Anche se molti si affannano a spiegare che non succederà nulla di clamoroso, qualunque sia il risultato del voto, la realtà, invece, è che la posta in gioco è importante, e condizionerà tutta la fase successiva della nostra vita politica, con le relative ricadute sugli equilibri europei. Per quanto si voglia negare questa verità, la proposta di riforma costituzionale è un tentativo di responsabilizzare le forze politiche attraverso la promozione di un sistema che, è bene ancora ricordarlo, renderà più trasparente il sistema decisionale, toglierà alibi a chi non vuole agire con coerenza, e toglierà spazio ai ricatti degli interessi costituiti e dei singoli che agiscono sulla base di interessi privati, in spregio al bene comune. Rigettare questo tentativo significa dare il proprio benestare ad un sistema opaco e irresponsabile, e regalare un incredibile atout alle forze del populismo, che cavalcano in modo assolutamente irresponsabile la confusione che in questo momento impera. Per i nostri partner europei – che come nel caso del referendum britannico non “chiedono” per sé, ma fanno parte dello stesso sistema e vivono quindi insieme al paese interessato le conseguenze delle decisioni prese in questo tipo di consultazioni – il messaggio sarà che l’Italia ritorna nel caos politico. Non perché cadranno il governo o l’attuale presidente del Consiglio: se questo avvenisse nell’ambito di una elezione finalizzata a questo scopo, e quindi sulla base di una scelta responsabile, non ci sarebbero certo problemi. Ma gli italiani oggi non sono chiamati a scegliere un nuovo governo, bensì a dire sì o no ad un percorso di auto-riforma della politica – e se vince il No, sconfessano esattamente questa possibilità. In un’Europa piena di tensioni, l’effetto di un’Italia che rinnega il cammino percorso negli ultimi 5 anni e sceglie di ripartire da zero sarà sicuramente gravissimo, ed è difficile fare pronostici che non siano fortemente negativi.
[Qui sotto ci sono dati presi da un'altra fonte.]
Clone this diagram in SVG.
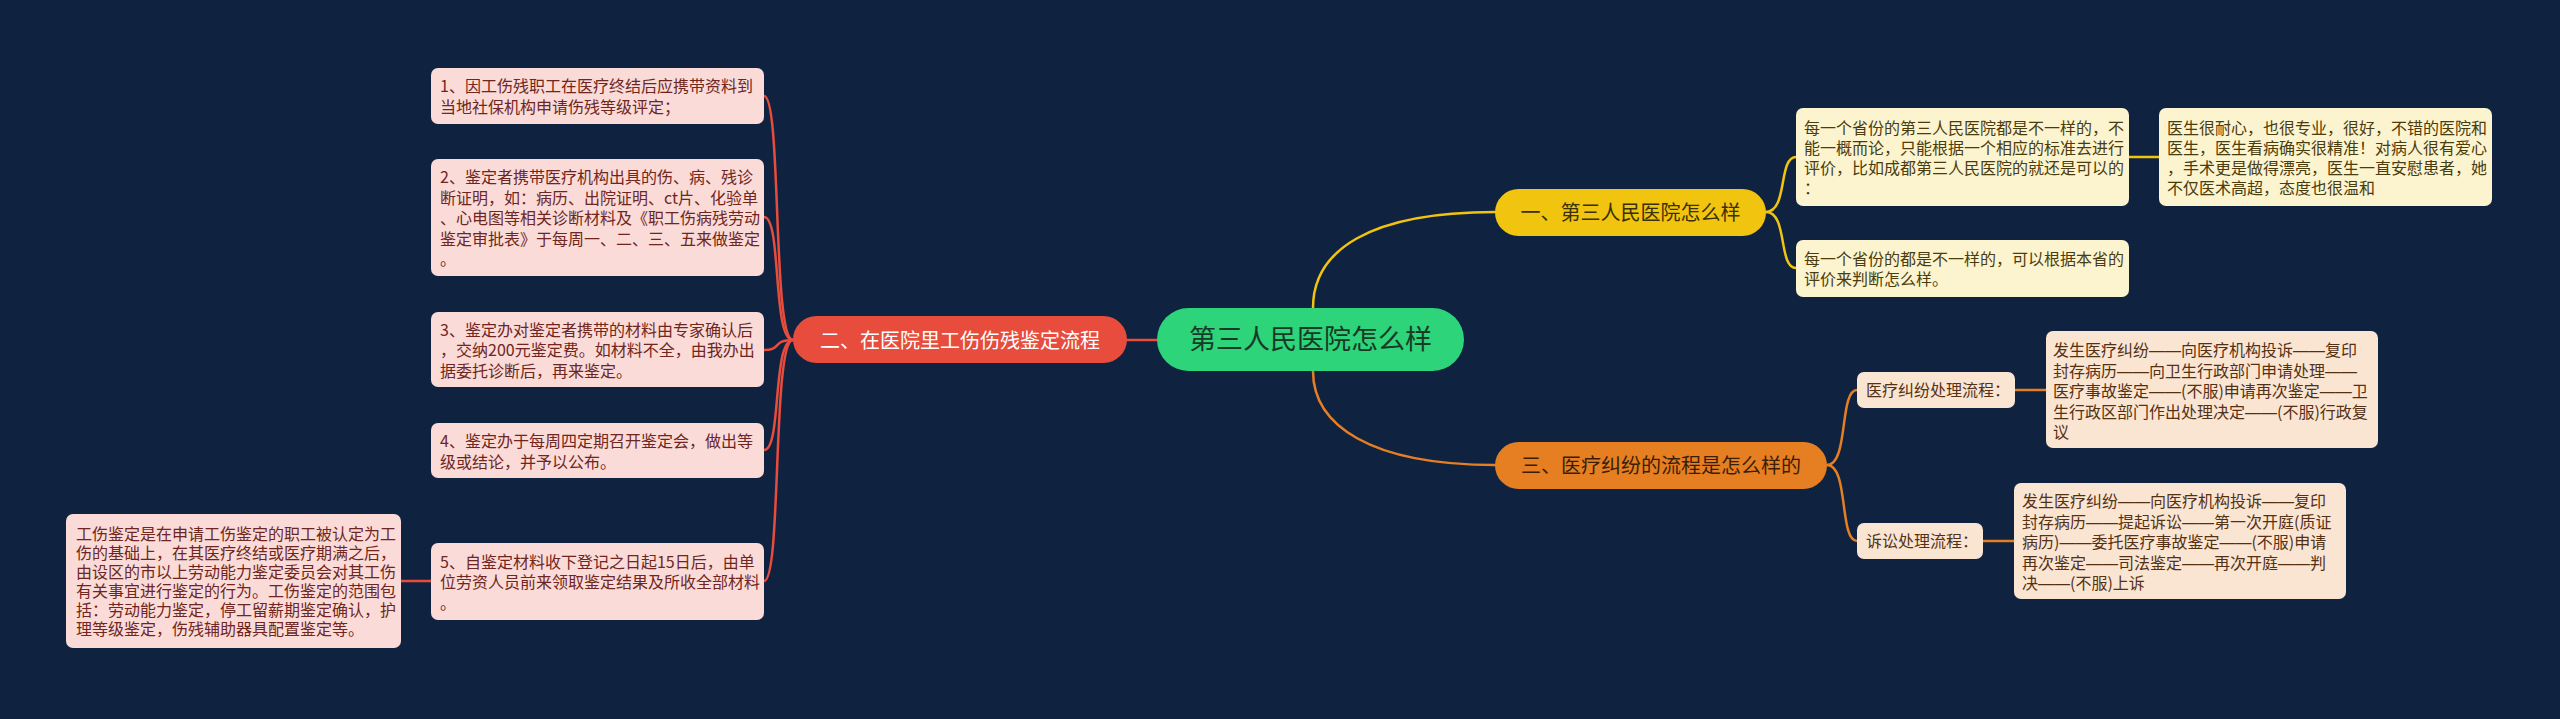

Questa verità non riesce a farsi strada in un dibattito estremamente strumentalizzato, e con un’informazione che ha perso ogni capacità di far emergere la differenza tra verità e menzogna. E’ un problema di tutto l’Occidente, purtroppo, come ci ha ben mostrato il dibattito in Gran Bretagna sull’uscita o meno dall’UE, e come hanno confermato le presidenziali americane. Ma questo “mal comune” non diminuisce il pericolo, anzi; proprio perché viviamo sull’orlo del baratro della vittoria delle forze che minacciano di riportare indietro l’orologio della storia, appoggiarle, anche se involontariamente, può avere effetti molto più irreversibili di quanto non si creda.